We are commanded to love all men; and those who hold the priesthood are even more accountable for doing so. How someone who once had such a testimony can allow himself to sink so low as to hurt a daughter of God in such a way; to desire for her to be as miserable as he is; to deny that very gift that God had finally given him in answers to his prayers...well, it is unfathomable to me. But this is how it is. And I cannot change that.
I have never been treated or hated in such a fashion. But I have learned from it. I have learned that returning that sentiment, as much as my carnal nature so wants to would only cause me to fall into the same trap.
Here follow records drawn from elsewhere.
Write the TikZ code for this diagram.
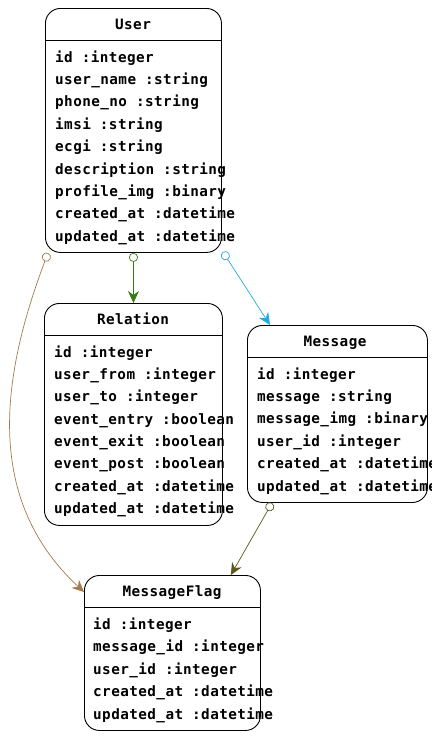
\documentclass[tikz,border=0pt]{standalone}
\usepackage{fontspec}
\newfontfamily\erfont[LetterSpace=3]{DejaVu Sans Mono Bold}
\usetikzlibrary{arrows.meta,calc}
\definecolor{cbrown}{HTML}{A37A4C}
\definecolor{cgreen}{HTML}{3A7A14}
\definecolor{ccyan}{HTML}{1EAEDB}
\definecolor{colive}{HTML}{5A581C}
\begin{document}
\begin{tikzpicture}[x=1pt,y=-1pt,
  box/.style={draw=black,line width=0.9pt,rounded corners=15pt,anchor=north west,inner sep=0pt},
  ttl/.style={anchor=base,font=\erfont\fontsize{14.3}{15}\selectfont,inner sep=0pt},
  row/.style={anchor=base west,font=\erfont\fontsize{14.3}{15}\selectfont,inner sep=0pt},
  rel/.style={line width=0.7pt,{Circle[open,fill=white,length=9pt,width=9pt]}-{Stealth[length=12pt,width=11pt,inset=4pt]}}
]
\useasboundingbox (0,0) rectangle (431,736);
% User
\node[box,minimum width=176pt,minimum height=244pt] (user) at (45,8) {};
\node[ttl] (usert) at (133,29) {User};
\draw[line width=0.9pt] ($(user.north west)+(0,32)$) -- ($(user.north east)+(0,32)$);
\foreach \t [count=\i from 0] in {id :integer,user\_name :string,phone\_no :string,imsi :string,ecgi :string,description :string,profile\_img :binary,created\_at :datetime,updated\_at :datetime}
  \node[row] (ur\i) at (55,62+22.4*\i) {\t};
% Relation
\node[box,minimum width=178pt,minimum height=222pt] (relation) at (44,303) {};
\node[ttl] (relt) at (133,324) {Relation};
\draw[line width=0.9pt] ($(relation.north west)+(0,32)$) -- ($(relation.north east)+(0,32)$);
\foreach \t [count=\i from 0] in {id :integer,user\_from :integer,user\_to :integer,event\_entry :boolean,event\_exit :boolean,event\_post :boolean,created\_at :datetime,updated\_at :datetime}
  \node[row] (rr\i) at (54,357+22.35*\i) {\t};
% Message
\node[box,minimum width=180pt,minimum height=177pt] (message) at (247,325) {};
\node[ttl] (msgt) at (335,346) {Message};
\draw[line width=0.9pt] ($(message.north west)+(0,32)$) -- ($(message.north east)+(0,32)$);
\foreach \t [count=\i from 0] in {id :integer,message :string,message\_img :binary,user\_id :integer,created\_at :datetime,updated\_at :datetime}
  \node[row] (mr\i) at (257,379+22.4*\i) {\t};
% MessageFlag
\node[box,minimum width=176pt,minimum height=155pt] (flag) at (84,575) {};
\node[ttl] (flagt) at (172,596) {MessageFlag};
\draw[line width=0.9pt] ($(flag.north west)+(0,32)$) -- ($(flag.north east)+(0,32)$);
\foreach \t [count=\i from 0] in {id :integer,message\_id :integer,user\_id :integer,created\_at :datetime,updated\_at :datetime}
  \node[row] (fr\i) at (93,629+22.5*\i) {\t};
% connectors
\coordinate (bs) at ($(user.south west)+(3,0)$);
\coordinate (be) at ($(flag.north west)+(0,17)$);
\draw[rel,draw=cbrown] (bs) .. controls (0,380) and (-15,500) .. (be);
\draw[rel,draw=cgreen] (relation.north |- user.south) -- (relation.north);
\coordinate (cs) at ($(user.south east)+(1,-1)$);
\coordinate (ce) at ($(message.north west)+(23,0)$);
\draw[rel,draw=ccyan] (cs) -- (ce);
\coordinate (os) at ($(message.south west)+(25,0)$);
\coordinate (oe) at ($(flag.north east)+(-30,0)$);
\draw[rel,draw=colive] (os) -- (oe);
\end{tikzpicture}
\end{document}
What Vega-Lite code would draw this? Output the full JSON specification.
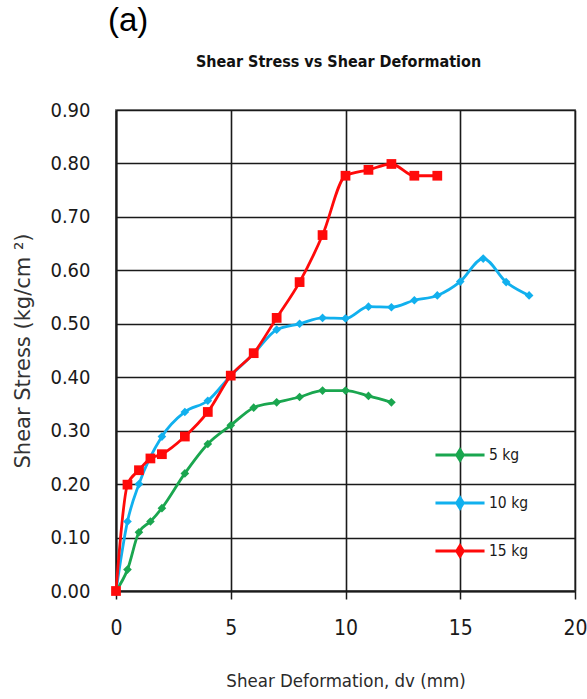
{
  "$schema": "https://vega.github.io/schema/vega-lite/v6.json",
  "background": "white",
  "padding": {"left": 11, "top": 5, "right": 5, "bottom": 5},
  "title": {"text": "(a)", "anchor": "start", "frame": "bounds", "dx": 96, "font": "Liberation Sans, Arial, sans-serif", "fontSize": 33, "fontWeight": "normal", "color": "#000", "offset": 15},
  "config": {
    "view": {"stroke": "#8a8a8a", "strokeWidth": 2},
    "axis": {"gridColor": "#1a1a1a", "gridWidth": 1.6, "gridOpacity": 1, "domainColor": "#1a1a1a", "domainWidth": 2, "tickColor": "#1a1a1a", "labelColor": "#1a1a1a", "titleColor": "#2a2a2a", "labelFont": "DejaVu Sans Condensed, sans-serif", "titleFont": "DejaVu Sans Condensed, sans-serif", "titleFontWeight": "normal", "labelFlush": false, "labelOverlap": false}
  },
  "vconcat": [
    {
      "width": 459,
      "height": 481,
      "title": {"text": "Shear Stress vs Shear Deformation", "font": "DejaVu Sans Condensed, sans-serif", "fontSize": 16, "fontWeight": "bold", "color": "#111", "anchor": "middle", "offset": 30, "dx": -7},
      "data": {"values": [
        {"series": "5 kg", "x": 0, "y": 0},
        {"series": "5 kg", "x": 0.5, "y": 0.04},
        {"series": "5 kg", "x": 1, "y": 0.11},
        {"series": "5 kg", "x": 1.5, "y": 0.13},
        {"series": "5 kg", "x": 2, "y": 0.155},
        {"series": "5 kg", "x": 3, "y": 0.22},
        {"series": "5 kg", "x": 4, "y": 0.275},
        {"series": "5 kg", "x": 5, "y": 0.31},
        {"series": "5 kg", "x": 6, "y": 0.343},
        {"series": "5 kg", "x": 7, "y": 0.353},
        {"series": "5 kg", "x": 8, "y": 0.363},
        {"series": "5 kg", "x": 9, "y": 0.375},
        {"series": "5 kg", "x": 10, "y": 0.375},
        {"series": "5 kg", "x": 11, "y": 0.365},
        {"series": "5 kg", "x": 12, "y": 0.353},
        {"series": "10 kg", "x": 0, "y": 0},
        {"series": "10 kg", "x": 0.5, "y": 0.13},
        {"series": "10 kg", "x": 1, "y": 0.2},
        {"series": "10 kg", "x": 2, "y": 0.289},
        {"series": "10 kg", "x": 3, "y": 0.335},
        {"series": "10 kg", "x": 4, "y": 0.356},
        {"series": "10 kg", "x": 5, "y": 0.403},
        {"series": "10 kg", "x": 6, "y": 0.444},
        {"series": "10 kg", "x": 7, "y": 0.489},
        {"series": "10 kg", "x": 8, "y": 0.5},
        {"series": "10 kg", "x": 9, "y": 0.511},
        {"series": "10 kg", "x": 10, "y": 0.51},
        {"series": "10 kg", "x": 11, "y": 0.532},
        {"series": "10 kg", "x": 12, "y": 0.531},
        {"series": "10 kg", "x": 13, "y": 0.544},
        {"series": "10 kg", "x": 14, "y": 0.553},
        {"series": "10 kg", "x": 15, "y": 0.579},
        {"series": "10 kg", "x": 16, "y": 0.622},
        {"series": "10 kg", "x": 17, "y": 0.578},
        {"series": "10 kg", "x": 18, "y": 0.553},
        {"series": "15 kg", "x": 0, "y": 0},
        {"series": "15 kg", "x": 0.5, "y": 0.199},
        {"series": "15 kg", "x": 1, "y": 0.226},
        {"series": "15 kg", "x": 1.5, "y": 0.248},
        {"series": "15 kg", "x": 2, "y": 0.256},
        {"series": "15 kg", "x": 3, "y": 0.289},
        {"series": "15 kg", "x": 4, "y": 0.335},
        {"series": "15 kg", "x": 5, "y": 0.403},
        {"series": "15 kg", "x": 6, "y": 0.445},
        {"series": "15 kg", "x": 7, "y": 0.511},
        {"series": "15 kg", "x": 8, "y": 0.578},
        {"series": "15 kg", "x": 9, "y": 0.666},
        {"series": "15 kg", "x": 10, "y": 0.777},
        {"series": "15 kg", "x": 11, "y": 0.788},
        {"series": "15 kg", "x": 12, "y": 0.799},
        {"series": "15 kg", "x": 13, "y": 0.777},
        {"series": "15 kg", "x": 14, "y": 0.777}
      ]},
      "encoding": {
        "x": {"field": "x", "type": "quantitative", "scale": {"domain": [0, 20], "nice": false},
          "axis": {"values": [0, 5, 10, 15, 20], "title": "Shear Deformation, dv (mm)", "labelFontSize": 21, "titleFontSize": 18.5, "tickSize": 8, "tickWidth": 1.5, "labelPadding": 18, "titlePadding": 33}},
        "y": {"field": "y", "type": "quantitative", "scale": {"domain": [0, 0.9], "nice": false},
          "axis": {"values": [0, 0.1, 0.2, 0.3, 0.4, 0.5, 0.6, 0.7, 0.8, 0.9], "format": ".2f", "title": "Shear Stress (kg/cm ²)", "titleFont": "DejaVu Sans, sans-serif", "titleColor": "#333", "labelFontSize": 20, "titleFontSize": 21, "tickSize": 0, "labelPadding": 26, "titlePadding": 16}},
        "color": {"field": "series", "type": "nominal",
          "scale": {"domain": ["5 kg", "10 kg", "15 kg"], "range": ["#1aa64f", "#11b0ee", "#ff0a0a"]},
          "legend": {"title": null, "orient": "none", "legendX": 326, "legendY": 327, "symbolType": "M-1.5,0H1.5M-0.2,0L0,-0.32L0.2,0L0,0.32Z", "symbolSize": 1070, "symbolStrokeWidth": 3, "labelFont": "DejaVu Sans Condensed, sans-serif", "labelFontSize": 15.5, "labelColor": "#1a1a1a", "labelOffset": 11, "rowPadding": 18,
            "encode": {"symbols": {"update": {"fill": {"scale": "color", "field": "value"}, "fillOpacity": {"value": 1}}}}}
        }
      },
      "layer": [
        {"mark": {"type": "line", "strokeWidth": 2.8, "interpolate": "monotone"}},
        {"transform": [{"filter": "datum.series !== '15 kg'"}],
          "mark": {"type": "point", "shape": "diamond", "filled": true, "opacity": 1, "size": 75}},
        {"transform": [{"filter": "datum.series === '15 kg'"}],
          "mark": {"type": "point", "shape": "square", "filled": true, "opacity": 1, "size": 95}}
      ]
    }
  ]
}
"But I say unto you, Love your enemies, bless them that curse you, do good to them that hate you, and pray for them which despitefully use you, and persecute you;" - Matthew 5:44
Hatred, resentment and unforgiveness towards other people has NEVER led anyone to happiness or to satisfaction. I hate to say this, but that is the swiftest road to hell.
It is the antithesis of the Holy Priesthood and the antithesis of all that Christ has taught. Satan could not be happier.
At least I have been able to withstand the temptation to also fall in the same way. Nothing has been harder for me to do, nothing in my entire life...but the sweet peace that comes from loving someone who truly is dedicated to being my mortal enemy has only brought me closer to God.
All I can now is pray that I can finally be released from this. I did what I could. I know my Father in Heaven appreciates my efforts, as I have been told through a blessing just yesterday. But I am human too...and while I am able to withstand the horrors and hatred of the world better than many people, I also can only take so much.
It was against my better interests to try and help him. I did not want to do it. I wanted to save myself from the pain I knew he would inflict upon me.
But instead I chose to do what Heavenly Father asked. He didn't require it of me. He told me that I would never be denied the blessings promised to me if I could not find the strength to do this. But as I said a few days ago, I decided I could no longer let fear control me.
So knowing this would happen, I still did what I could. I did what all men are commanded to do.